Los Angeles
“The Basilisk”
Nicodim Gallery | Los Angeles
1700 S Santa Fe Avenue
#160
April 15–May 27, 2017
Alexander Reben’s mesmerizing five-minute film Deeply Artificial Trees, 2017, is basically Bob Ross on acid: The beloved late painter’s brushstrokes lay down rapidly morphing images of happy little pines, scorpions, puppies, and sinister birds of prey as Bob talks backward, or possibly in tongues. Using a Google visualization program designed to replicate our neural functions, a kind of ayahuasca for artificial intelligence, Reben’s piece taps into our deepest fears and warmest fuzzies simultaneously. It’s also representative of a show preoccupied with the eternal search for higher consciousness and divine light (whether that’s inward, upward, or digital).

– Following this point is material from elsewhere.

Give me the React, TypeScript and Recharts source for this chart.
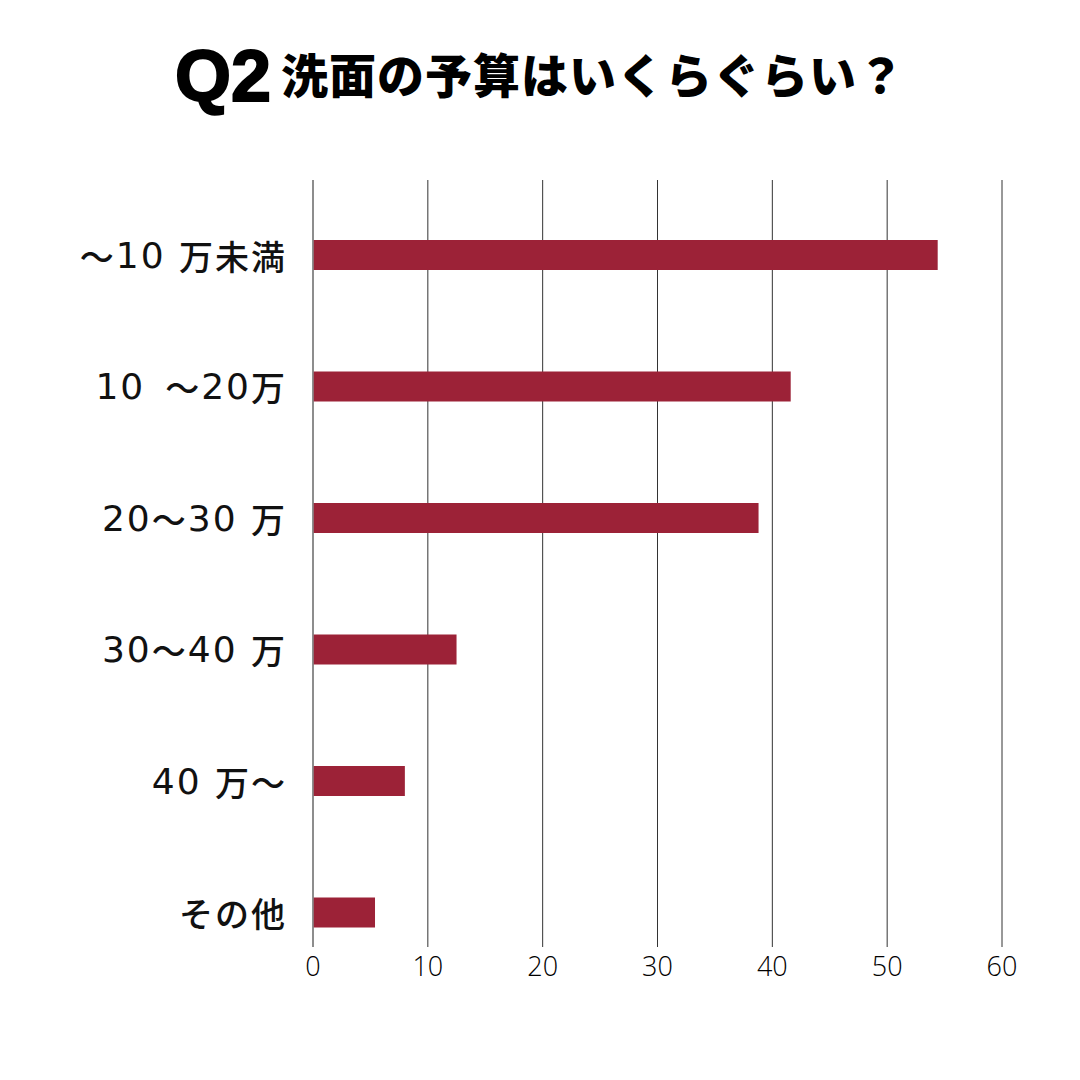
import React from "react";
import {
  BarChart, Bar, XAxis, YAxis, CartesianGrid, ReferenceLine
} from "recharts";

const CATEGORIES = ["～10 万未満", "10\u2002～20万", "20～30 万", "30～40 万", "40 万～", "その他"];
const VALUES = [54.4, 41.6, 38.8, 12.5, 8.0, 5.4];
const X_TICKS = [0, 10, 20, 30, 40, 50, 60];

const TITLE_Q = "Q2";
const TITLE_TEXT = "洗面の予算はいくらぐらい？";

const BAR_COLOR = "#9c2237";
const JP_FONT = "'Noto Sans CJK JP', 'Noto Sans', sans-serif";
const DIGIT_FONT = "'DejaVu Sans', sans-serif";

const data = CATEGORIES.map((label, i) => ({ label, value: VALUES[i] }));

// digits get a rounder latin face, kana/kanji stay in Noto CJK
function CategoryTick({ x, y, payload }: any) {
  const parts = String(payload.value).split(/([0-9 \u2002]+)/).filter(Boolean);
  return (
    <text
      x={x}
      y={y}
      textAnchor="end"
      dominantBaseline="central"
      letterSpacing={2}
      fill="#111"
      style={{ whiteSpace: "pre" }}
    >
      {parts.map((p, i) =>
        /^[0-9 \u2002]+$/.test(p) ? (
          <tspan key={i} fontFamily={DIGIT_FONT} fontSize={36}>{p}</tspan>
        ) : (
          <tspan key={i} fontFamily={JP_FONT} fontSize={34} fontWeight={500}>{p}</tspan>
        )
      )}
    </text>
  );
}

export default function App() {
  return (
    <div style={{ position: "absolute", left: 0, top: 0, width: 1080, height: 1080, background: "#fff" }}>
      <svg width={1080} height={130} style={{ position: "absolute", left: 0, top: 0 }}>
        <text x={175} y={101} fontFamily="'Liberation Sans', Arial, sans-serif" fontSize={72} fontWeight={700} fill="#000" stroke="#000" strokeWidth={2}>
          {TITLE_Q}
        </text>
        <text x={281} y={93} fontFamily={JP_FONT} fontSize={47} fontWeight={900} letterSpacing={1} fill="#000">
          {TITLE_TEXT}
        </text>
      </svg>
      <div style={{ position: "absolute", left: 0, top: 0 }}>
        <BarChart
          width={1080}
          height={1080}
          data={data}
          layout="vertical"
          margin={{ top: 180, right: 78, left: 33, bottom: 93 }}
        >
          <CartesianGrid horizontal={false} vertical={true} stroke="#333" strokeWidth={1} />
          <XAxis
            type="number"
            domain={[0, 60]}
            ticks={X_TICKS}
            interval={0}
            tickLine={false}
            axisLine={false}
            tickSize={0}
            tickMargin={10}
            height={40}
            tick={{ fill: "#000", fontSize: 27, fontFamily: "'Open Sans', sans-serif", fontWeight: 300 }}
          />
          <YAxis
            type="category"
            dataKey="label"
            width={280}
            tickLine={false}
            axisLine={false}
            tickSize={0}
            tickMargin={26}
            interval={0}
            padding={{ top: 9, bottom: -31 }}
            tick={<CategoryTick />}
          />
          <ReferenceLine x={0} stroke="#8a8a8a" strokeWidth={1.5} />
          <Bar dataKey="value" fill={BAR_COLOR} barSize={30} isAnimationActive={false} />
        </BarChart>
      </div>
    </div>
  );
}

The search is internal for Jeremy Shaw, whose video DMT, 2005, is a compilation of various pretty young people in the ecstatic throes of a psychedelic journey. Looking beyond this earthly plane are the followers of Summum, a modern religion that practices mummification, who are represented here by their proprietary sexual lubricants, mummified cats, and a velvet-lined sarcophagus. This exhibition verges on absurdity, but only according to the highly credible standards of mainstream religion and the art world. There’s a strangely existential gravitas to Perseverance, 2000, a rare, real-life work by Thomas Kinkade, “Painter of Light,” mounted alone on cosmos-patterned wallpaper (that is, Mungo Thomson’s Negative Space, 2017). And the quiet gesture that is Lazaros’s 999 Conductor, 2016, appears at first to be a monolithic sculpture but is, in fact, a gold-plated square on a pedestal reflecting a well-hidden spotlight, separated from the viewer by a sheer veil and a railing reminiscent of those found inside Mormon churches. The road toward enlightenment, after all, is paved with holy illusions.